_WHAT IS NEEDED_: Whenever a line below holds the word "matplotlib", copy that line.
§ §
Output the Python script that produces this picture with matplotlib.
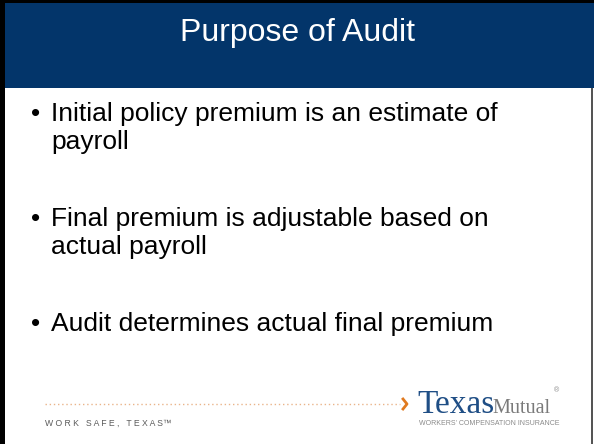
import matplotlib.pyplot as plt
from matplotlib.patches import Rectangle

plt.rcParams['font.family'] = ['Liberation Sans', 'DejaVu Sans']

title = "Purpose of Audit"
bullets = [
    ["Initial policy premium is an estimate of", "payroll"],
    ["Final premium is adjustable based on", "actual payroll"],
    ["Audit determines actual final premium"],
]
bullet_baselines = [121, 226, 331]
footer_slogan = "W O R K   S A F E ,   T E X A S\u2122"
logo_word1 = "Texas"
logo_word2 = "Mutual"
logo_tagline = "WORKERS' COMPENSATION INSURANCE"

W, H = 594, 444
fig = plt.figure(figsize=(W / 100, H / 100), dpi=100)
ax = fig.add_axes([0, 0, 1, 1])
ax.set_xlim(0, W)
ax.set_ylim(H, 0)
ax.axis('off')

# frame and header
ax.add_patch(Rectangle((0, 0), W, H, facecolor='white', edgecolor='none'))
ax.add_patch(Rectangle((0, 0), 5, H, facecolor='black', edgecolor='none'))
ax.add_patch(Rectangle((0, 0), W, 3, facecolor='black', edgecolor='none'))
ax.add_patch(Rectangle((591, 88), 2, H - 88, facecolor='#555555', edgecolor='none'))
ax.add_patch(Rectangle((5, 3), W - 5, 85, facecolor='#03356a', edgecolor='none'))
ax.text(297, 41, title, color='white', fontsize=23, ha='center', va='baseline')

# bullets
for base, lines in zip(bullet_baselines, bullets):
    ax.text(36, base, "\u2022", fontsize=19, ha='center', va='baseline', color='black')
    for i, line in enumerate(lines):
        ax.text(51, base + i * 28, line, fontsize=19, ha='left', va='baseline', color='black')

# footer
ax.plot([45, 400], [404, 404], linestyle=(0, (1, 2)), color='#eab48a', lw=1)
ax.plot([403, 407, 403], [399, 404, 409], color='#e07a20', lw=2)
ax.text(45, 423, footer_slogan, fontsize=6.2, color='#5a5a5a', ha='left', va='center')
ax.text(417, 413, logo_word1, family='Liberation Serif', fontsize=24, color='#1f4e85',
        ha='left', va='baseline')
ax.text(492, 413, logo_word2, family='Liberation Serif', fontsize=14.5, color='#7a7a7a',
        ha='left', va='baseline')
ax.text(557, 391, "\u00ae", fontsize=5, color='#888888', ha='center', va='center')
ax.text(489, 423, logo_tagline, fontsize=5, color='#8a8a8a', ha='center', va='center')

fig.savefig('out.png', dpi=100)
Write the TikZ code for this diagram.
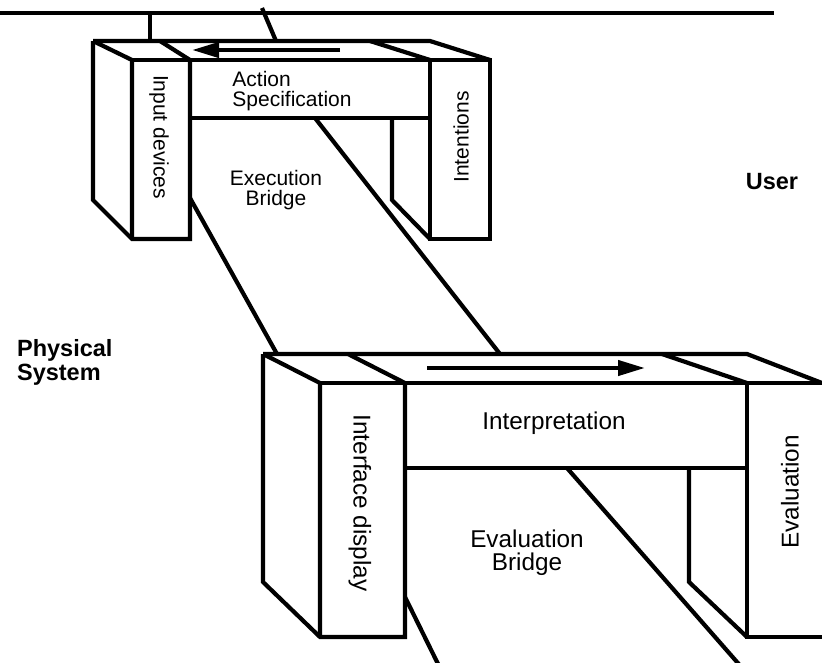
§ §
_SOLUTION_:
Output the Python script that produces this picture with matplotlib.
import matplotlib.pyplot as plt
from matplotlib.patches import Rectangle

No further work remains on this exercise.